Sherwani: There are three or four different segments. People are often building an ASSP, but at the beginning there is not enough volume. In the first three or four years we will build a chip, then a company like Marvell or Broadcom will come into the market and kill it and take it over. That is one sector. Those chips are typically made by startups. We call them introduction-to-ASSP-market chips. Not all of them survive. They fall in all of those categories mentioned so far. It is not about the type of chip. It is about time to market. The second kind of business is one where the volume is not there and will never be there because it is a niche market. A third business has to do with fleeting markets. Standards are changing and you have an availability of market for two years. Broadcom and Marvell are not participating because they don’t move fast enough. It’s moored not by the technology but by the time to market.

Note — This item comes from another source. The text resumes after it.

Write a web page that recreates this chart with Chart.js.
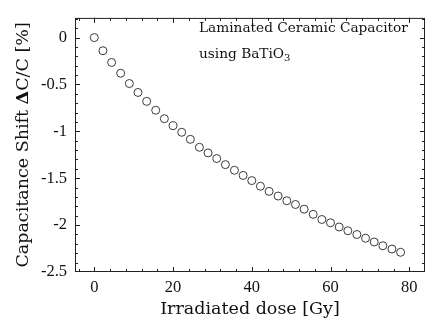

Q: There’s a trend to outsource basic R&D and development. How will that affect the ASIC business?

Sherwani: That was a very good question. We have predicted that for seven to eight years. In-house development is very expensive. We are seeing two things. One is outsourcing, one is offshoring. Many people are setting up their own facilities in other countries. Others are outsourcing. That will allow companies like Cypress to use their headcount on the leading-edge design, which is where they should be, and the re-spin designs can be done by outsourcing or offshoring. In North America, trying to do some of those re-spin designs is very expensive.

Carlson: It’s been quite a while since the semiconductor industry has used process technology as a form of differentiation. In the early days of LSI vs. VLSI, it was how many transistors can you put on a chip? Bigger was better. Over the past decade you’ve seen a lot more with IP. That will continue. Services has long been an area of importance. And price is important. What people haven’t done yet is execute on power. There are a huge variety of solutions in the custom space that haven’t been deployed in the ASIC market. The first movers there are going to enjoy some advantage for a period of time.

Durden: It’s finally gotten to the point where a company like TI or NXP can no longer afford the capital investment of the fab and then fill the fab. The differentiation is not so much at the process technology these days. As to how it applies to the ASIC business, it’s good for us. The more people that use industry standard processes, the more IP that’s going to be available on those processes. That will make it easier and easier to develop custom chips.